## STATED TASK
Print the lines starting at the line containing "What D3.js code" and ending at the line containing "const rpA = [0.5, 2.2, 8.5, 15.2, 28.6, 35.1]", exactly and in full, without the pictures.

## AVAILABLE RECORDS
(begin)
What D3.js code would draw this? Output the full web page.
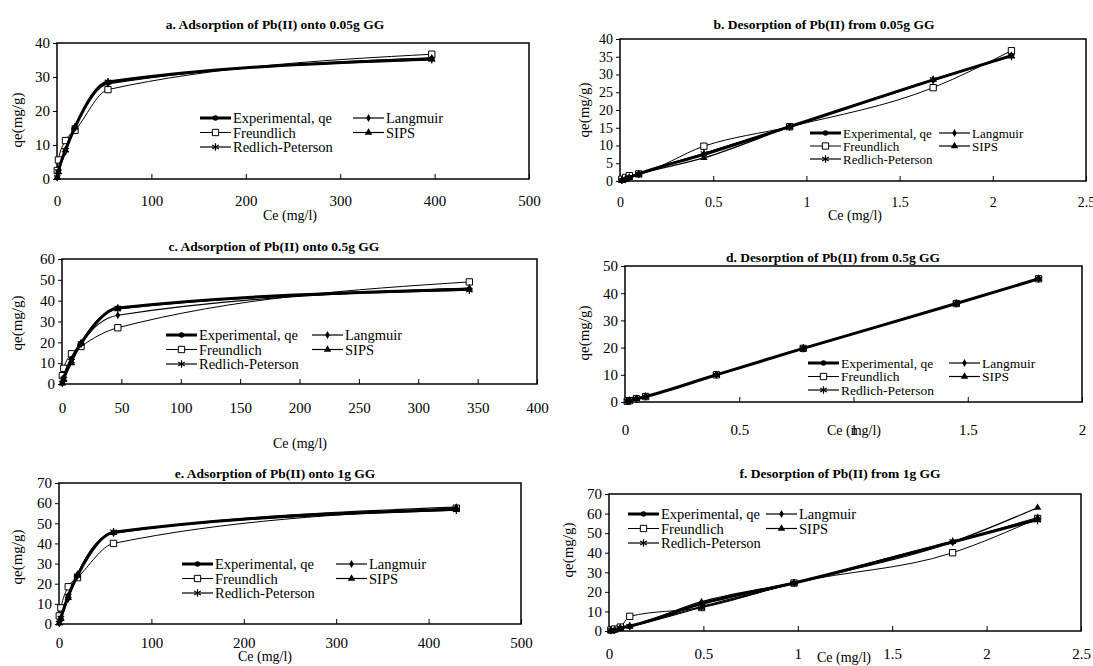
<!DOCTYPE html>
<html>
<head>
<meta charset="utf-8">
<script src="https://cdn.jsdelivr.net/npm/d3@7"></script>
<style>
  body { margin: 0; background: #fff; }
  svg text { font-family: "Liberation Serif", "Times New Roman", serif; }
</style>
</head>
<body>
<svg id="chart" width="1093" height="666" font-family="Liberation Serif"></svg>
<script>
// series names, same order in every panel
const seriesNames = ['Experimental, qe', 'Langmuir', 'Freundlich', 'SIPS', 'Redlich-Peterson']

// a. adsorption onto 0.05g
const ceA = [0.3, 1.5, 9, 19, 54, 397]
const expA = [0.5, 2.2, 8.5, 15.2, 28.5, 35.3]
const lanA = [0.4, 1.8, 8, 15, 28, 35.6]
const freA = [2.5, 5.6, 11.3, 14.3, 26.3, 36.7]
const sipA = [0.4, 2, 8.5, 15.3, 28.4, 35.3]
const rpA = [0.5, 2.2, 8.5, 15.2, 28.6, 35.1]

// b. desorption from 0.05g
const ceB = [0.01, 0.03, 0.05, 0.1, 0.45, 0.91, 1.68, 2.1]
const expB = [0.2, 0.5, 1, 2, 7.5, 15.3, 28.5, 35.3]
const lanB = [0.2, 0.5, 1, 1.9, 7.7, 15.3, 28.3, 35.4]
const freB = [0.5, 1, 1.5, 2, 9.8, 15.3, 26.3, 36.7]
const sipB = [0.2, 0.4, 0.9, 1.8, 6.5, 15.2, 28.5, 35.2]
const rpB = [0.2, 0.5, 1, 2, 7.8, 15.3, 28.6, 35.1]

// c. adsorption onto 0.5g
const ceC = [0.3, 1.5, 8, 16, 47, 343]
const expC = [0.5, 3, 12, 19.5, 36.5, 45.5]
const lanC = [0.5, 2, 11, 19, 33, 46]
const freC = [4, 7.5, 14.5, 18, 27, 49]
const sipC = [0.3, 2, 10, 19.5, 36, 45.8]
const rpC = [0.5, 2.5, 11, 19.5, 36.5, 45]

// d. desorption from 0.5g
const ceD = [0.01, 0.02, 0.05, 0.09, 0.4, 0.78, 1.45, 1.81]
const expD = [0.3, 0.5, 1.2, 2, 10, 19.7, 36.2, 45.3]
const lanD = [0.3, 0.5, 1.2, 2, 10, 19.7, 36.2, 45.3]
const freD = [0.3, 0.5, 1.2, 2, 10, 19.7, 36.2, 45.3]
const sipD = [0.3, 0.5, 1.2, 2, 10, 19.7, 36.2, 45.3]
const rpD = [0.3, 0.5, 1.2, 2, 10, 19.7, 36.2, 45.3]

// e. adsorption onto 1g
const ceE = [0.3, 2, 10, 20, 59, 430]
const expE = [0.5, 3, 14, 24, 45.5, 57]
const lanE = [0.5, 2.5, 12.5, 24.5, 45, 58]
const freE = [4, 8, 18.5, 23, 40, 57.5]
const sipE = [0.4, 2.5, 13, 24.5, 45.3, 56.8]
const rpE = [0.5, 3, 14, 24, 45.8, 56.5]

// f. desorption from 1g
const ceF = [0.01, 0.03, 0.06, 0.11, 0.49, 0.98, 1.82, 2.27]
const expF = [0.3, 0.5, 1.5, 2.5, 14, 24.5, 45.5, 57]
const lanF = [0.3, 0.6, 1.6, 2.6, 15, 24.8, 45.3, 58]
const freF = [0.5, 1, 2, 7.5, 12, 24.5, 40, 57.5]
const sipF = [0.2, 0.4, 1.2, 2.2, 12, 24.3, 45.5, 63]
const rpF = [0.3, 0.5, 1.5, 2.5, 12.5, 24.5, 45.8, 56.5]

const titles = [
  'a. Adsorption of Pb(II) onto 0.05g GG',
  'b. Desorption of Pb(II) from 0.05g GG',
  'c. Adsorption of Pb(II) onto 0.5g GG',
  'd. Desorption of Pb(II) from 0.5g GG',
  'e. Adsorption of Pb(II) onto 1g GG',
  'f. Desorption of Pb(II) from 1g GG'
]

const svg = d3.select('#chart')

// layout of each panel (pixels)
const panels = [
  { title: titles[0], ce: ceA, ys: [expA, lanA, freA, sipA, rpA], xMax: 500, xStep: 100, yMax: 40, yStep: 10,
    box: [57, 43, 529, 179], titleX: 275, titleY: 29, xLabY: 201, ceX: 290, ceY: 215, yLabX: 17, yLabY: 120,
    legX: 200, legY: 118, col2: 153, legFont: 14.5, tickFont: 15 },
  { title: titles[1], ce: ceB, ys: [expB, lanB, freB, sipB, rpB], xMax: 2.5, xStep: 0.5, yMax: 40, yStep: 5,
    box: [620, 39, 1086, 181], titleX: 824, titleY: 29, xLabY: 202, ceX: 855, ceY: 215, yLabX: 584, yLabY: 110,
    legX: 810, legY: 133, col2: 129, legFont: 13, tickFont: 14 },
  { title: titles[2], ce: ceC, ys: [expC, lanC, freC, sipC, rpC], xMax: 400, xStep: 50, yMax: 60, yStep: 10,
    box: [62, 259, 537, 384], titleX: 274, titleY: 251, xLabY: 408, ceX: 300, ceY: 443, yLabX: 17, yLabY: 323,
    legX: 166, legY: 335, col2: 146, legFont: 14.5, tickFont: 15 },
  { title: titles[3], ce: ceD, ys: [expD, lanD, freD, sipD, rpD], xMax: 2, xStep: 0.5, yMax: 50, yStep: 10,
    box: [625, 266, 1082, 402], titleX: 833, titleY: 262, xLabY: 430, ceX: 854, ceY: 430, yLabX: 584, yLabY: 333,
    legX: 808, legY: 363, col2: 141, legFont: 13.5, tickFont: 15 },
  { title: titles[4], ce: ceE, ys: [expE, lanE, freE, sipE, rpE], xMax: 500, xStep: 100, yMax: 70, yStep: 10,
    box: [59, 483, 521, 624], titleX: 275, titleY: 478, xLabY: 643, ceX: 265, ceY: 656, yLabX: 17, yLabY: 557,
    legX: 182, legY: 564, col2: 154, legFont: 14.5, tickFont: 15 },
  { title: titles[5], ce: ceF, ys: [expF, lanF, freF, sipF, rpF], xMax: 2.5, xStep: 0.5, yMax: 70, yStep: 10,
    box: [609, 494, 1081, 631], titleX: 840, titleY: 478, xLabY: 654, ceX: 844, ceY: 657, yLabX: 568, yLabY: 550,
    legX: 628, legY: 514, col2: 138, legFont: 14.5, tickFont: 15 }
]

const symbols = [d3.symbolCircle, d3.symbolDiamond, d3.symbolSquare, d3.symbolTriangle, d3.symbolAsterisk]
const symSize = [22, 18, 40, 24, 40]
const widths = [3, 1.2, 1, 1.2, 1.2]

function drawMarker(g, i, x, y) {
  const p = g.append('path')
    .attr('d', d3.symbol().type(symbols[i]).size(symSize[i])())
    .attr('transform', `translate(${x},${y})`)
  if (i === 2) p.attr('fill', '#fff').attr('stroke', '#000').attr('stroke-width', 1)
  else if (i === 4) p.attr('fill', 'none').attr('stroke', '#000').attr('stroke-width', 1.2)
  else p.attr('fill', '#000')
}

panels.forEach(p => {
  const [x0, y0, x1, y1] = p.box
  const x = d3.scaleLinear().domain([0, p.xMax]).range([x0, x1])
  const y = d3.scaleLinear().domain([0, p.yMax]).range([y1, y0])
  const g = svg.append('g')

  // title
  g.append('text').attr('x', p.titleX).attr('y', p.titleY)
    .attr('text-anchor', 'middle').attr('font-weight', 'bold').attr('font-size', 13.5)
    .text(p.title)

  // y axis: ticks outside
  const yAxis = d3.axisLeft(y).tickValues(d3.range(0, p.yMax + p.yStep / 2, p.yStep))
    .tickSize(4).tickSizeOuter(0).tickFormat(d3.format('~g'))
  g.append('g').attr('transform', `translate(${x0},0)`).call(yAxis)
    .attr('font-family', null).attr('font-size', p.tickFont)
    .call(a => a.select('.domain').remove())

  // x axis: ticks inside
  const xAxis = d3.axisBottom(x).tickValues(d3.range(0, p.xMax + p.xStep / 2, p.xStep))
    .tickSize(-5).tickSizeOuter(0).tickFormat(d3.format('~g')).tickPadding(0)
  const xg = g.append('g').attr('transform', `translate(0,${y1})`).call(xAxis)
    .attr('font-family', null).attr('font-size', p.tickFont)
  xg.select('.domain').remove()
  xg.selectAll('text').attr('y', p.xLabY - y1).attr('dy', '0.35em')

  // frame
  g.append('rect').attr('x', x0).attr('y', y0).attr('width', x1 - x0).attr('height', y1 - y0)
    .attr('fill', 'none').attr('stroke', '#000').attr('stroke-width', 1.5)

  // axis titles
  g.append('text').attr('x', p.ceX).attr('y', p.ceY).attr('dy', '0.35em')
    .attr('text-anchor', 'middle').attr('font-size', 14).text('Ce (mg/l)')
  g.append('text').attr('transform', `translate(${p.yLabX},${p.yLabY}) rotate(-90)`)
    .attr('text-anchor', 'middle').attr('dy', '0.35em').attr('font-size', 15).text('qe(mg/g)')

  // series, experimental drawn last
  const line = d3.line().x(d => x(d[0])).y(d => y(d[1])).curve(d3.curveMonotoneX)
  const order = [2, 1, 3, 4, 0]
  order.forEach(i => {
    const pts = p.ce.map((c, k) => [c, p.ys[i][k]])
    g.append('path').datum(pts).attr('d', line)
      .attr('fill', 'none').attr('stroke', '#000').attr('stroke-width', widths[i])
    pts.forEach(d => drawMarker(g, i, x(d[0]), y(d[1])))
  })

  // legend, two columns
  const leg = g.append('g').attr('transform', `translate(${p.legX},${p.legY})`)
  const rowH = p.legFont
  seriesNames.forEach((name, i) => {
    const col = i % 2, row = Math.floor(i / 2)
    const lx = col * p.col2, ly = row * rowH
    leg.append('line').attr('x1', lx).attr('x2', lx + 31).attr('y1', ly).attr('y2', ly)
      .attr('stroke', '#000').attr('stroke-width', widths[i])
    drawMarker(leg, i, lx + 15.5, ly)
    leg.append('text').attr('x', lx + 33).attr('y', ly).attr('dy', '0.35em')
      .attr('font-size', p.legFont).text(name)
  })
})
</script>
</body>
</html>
(end)
(begin)
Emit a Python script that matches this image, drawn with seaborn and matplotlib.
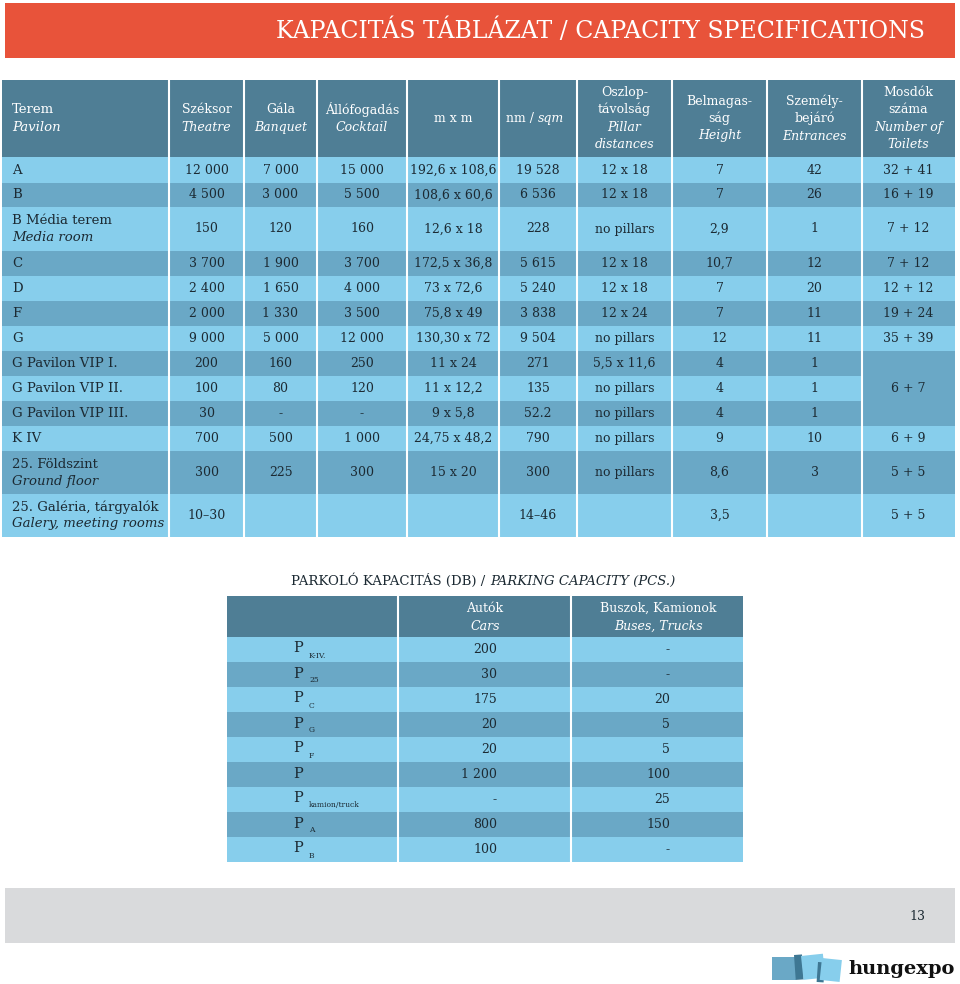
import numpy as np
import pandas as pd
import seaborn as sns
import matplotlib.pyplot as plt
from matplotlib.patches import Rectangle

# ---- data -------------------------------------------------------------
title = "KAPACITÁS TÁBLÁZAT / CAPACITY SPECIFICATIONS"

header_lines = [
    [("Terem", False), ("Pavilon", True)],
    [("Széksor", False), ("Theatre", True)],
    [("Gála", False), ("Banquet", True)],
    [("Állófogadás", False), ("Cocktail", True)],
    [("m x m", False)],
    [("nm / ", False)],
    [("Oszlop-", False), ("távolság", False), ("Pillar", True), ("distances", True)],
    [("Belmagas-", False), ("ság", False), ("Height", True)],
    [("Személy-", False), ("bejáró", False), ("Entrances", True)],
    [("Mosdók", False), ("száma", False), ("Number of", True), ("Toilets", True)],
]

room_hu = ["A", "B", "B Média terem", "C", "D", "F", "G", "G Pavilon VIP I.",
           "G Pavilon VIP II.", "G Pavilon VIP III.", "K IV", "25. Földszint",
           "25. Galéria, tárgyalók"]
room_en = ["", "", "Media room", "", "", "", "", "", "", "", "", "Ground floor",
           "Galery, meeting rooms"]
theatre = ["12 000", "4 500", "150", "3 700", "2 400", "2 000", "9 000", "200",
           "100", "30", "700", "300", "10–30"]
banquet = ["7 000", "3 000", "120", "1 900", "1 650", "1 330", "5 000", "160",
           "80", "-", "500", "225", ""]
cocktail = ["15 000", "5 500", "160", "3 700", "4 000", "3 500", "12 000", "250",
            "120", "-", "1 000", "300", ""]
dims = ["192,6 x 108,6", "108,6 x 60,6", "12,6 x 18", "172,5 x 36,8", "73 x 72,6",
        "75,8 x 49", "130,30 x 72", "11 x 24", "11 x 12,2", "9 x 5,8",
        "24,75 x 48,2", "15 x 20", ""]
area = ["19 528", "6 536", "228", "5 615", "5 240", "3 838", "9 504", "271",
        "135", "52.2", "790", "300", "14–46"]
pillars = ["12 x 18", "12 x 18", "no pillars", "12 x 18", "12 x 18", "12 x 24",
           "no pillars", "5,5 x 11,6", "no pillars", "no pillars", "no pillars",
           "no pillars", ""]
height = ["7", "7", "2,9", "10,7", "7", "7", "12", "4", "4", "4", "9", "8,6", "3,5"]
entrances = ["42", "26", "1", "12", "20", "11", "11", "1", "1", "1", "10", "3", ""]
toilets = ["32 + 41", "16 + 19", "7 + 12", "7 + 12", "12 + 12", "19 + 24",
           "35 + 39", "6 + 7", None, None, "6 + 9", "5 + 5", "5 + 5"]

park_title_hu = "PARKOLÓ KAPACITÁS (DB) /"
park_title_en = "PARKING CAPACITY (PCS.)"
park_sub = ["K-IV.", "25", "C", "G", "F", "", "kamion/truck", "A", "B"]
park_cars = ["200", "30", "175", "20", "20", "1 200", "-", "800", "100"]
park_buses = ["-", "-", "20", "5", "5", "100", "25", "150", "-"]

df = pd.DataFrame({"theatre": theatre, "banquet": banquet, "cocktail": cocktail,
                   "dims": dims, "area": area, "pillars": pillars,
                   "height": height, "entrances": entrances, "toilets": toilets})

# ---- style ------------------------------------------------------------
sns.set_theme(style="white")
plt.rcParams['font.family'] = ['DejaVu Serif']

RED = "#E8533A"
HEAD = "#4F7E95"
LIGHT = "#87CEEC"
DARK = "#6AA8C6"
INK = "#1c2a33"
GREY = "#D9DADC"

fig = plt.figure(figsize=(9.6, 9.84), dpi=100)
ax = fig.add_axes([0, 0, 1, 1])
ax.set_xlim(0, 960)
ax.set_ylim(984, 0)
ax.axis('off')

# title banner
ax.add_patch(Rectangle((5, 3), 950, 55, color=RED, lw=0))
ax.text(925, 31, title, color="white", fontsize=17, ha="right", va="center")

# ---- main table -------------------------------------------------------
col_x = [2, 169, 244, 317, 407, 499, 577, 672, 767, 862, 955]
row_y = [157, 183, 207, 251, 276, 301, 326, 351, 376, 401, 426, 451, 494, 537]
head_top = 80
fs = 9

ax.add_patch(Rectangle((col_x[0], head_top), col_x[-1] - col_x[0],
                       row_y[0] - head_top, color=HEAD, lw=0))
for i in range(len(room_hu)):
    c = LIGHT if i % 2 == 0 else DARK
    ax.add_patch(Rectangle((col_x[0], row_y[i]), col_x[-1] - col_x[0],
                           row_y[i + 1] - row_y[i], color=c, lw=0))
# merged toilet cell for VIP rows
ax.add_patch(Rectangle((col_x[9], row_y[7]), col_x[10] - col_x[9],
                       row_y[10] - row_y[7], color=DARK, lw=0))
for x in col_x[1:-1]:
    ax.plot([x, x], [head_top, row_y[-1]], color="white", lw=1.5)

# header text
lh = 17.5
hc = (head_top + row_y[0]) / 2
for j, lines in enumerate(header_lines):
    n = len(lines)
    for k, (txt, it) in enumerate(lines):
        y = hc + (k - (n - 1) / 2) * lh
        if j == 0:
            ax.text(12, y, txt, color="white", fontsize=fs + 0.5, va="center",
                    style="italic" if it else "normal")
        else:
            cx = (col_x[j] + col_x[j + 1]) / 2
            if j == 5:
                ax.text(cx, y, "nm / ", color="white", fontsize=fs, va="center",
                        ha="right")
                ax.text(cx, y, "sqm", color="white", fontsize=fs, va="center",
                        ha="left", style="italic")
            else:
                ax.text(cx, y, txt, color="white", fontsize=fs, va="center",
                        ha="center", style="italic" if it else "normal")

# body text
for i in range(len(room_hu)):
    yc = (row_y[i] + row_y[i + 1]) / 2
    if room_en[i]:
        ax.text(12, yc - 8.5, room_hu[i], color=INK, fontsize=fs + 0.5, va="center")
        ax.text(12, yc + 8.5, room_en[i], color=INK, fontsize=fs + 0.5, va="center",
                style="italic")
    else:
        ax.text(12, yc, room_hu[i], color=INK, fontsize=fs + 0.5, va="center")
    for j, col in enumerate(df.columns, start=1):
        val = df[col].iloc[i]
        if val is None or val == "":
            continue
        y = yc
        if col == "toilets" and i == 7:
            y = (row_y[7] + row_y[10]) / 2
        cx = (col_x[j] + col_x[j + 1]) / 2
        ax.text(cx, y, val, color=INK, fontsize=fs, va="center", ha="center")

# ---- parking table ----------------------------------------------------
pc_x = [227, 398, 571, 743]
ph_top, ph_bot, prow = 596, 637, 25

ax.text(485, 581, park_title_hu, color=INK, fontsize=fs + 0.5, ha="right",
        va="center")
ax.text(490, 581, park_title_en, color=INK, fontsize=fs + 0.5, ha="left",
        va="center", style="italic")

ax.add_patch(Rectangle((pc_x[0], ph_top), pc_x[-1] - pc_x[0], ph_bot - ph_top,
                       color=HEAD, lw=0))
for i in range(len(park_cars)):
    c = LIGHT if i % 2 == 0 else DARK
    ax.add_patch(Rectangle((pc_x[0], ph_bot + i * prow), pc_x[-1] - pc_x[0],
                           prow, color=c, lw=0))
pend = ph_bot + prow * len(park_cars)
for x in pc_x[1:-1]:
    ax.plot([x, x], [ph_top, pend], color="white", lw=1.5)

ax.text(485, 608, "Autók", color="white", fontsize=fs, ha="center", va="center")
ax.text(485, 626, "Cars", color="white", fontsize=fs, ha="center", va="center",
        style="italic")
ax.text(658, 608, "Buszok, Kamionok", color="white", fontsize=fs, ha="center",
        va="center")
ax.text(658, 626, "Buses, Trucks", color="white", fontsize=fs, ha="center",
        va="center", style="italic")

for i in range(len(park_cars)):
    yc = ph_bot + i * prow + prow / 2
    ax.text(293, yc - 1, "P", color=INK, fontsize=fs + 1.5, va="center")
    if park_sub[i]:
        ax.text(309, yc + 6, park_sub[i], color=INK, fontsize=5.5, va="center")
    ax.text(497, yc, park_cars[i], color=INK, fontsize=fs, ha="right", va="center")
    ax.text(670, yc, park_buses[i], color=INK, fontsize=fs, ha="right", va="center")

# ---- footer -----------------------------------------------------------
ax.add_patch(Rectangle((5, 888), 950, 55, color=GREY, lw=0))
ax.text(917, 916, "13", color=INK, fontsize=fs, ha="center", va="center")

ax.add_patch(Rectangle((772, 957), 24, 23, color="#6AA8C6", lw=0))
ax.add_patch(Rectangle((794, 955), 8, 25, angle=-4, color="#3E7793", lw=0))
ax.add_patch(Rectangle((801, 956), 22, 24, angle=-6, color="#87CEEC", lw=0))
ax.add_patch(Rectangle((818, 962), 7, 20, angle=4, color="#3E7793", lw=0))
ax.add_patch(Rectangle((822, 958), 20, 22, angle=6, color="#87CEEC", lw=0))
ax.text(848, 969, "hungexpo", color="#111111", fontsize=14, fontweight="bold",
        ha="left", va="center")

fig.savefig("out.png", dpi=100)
(end)
## FINISHED ANSWER
What D3.js code would draw this? Output the full web page.
<!DOCTYPE html>
<html>
<head>
<meta charset="utf-8">
<script src="https://cdn.jsdelivr.net/npm/d3@7"></script>
<style>
  body { margin: 0; background: #fff; }
  svg text { font-family: "Liberation Serif", "Times New Roman", serif; }
</style>
</head>
<body>
<svg id="chart" width="1093" height="666" font-family="Liberation Serif"></svg>
<script>
// series names, same order in every panel
const seriesNames = ['Experimental, qe', 'Langmuir', 'Freundlich', 'SIPS', 'Redlich-Peterson']

// a. adsorption onto 0.05g
const ceA = [0.3, 1.5, 9, 19, 54, 397]
const expA = [0.5, 2.2, 8.5, 15.2, 28.5, 35.3]
const lanA = [0.4, 1.8, 8, 15, 28, 35.6]
const freA = [2.5, 5.6, 11.3, 14.3, 26.3, 36.7]
const sipA = [0.4, 2, 8.5, 15.3, 28.4, 35.3]
const rpA = [0.5, 2.2, 8.5, 15.2, 28.6, 35.1]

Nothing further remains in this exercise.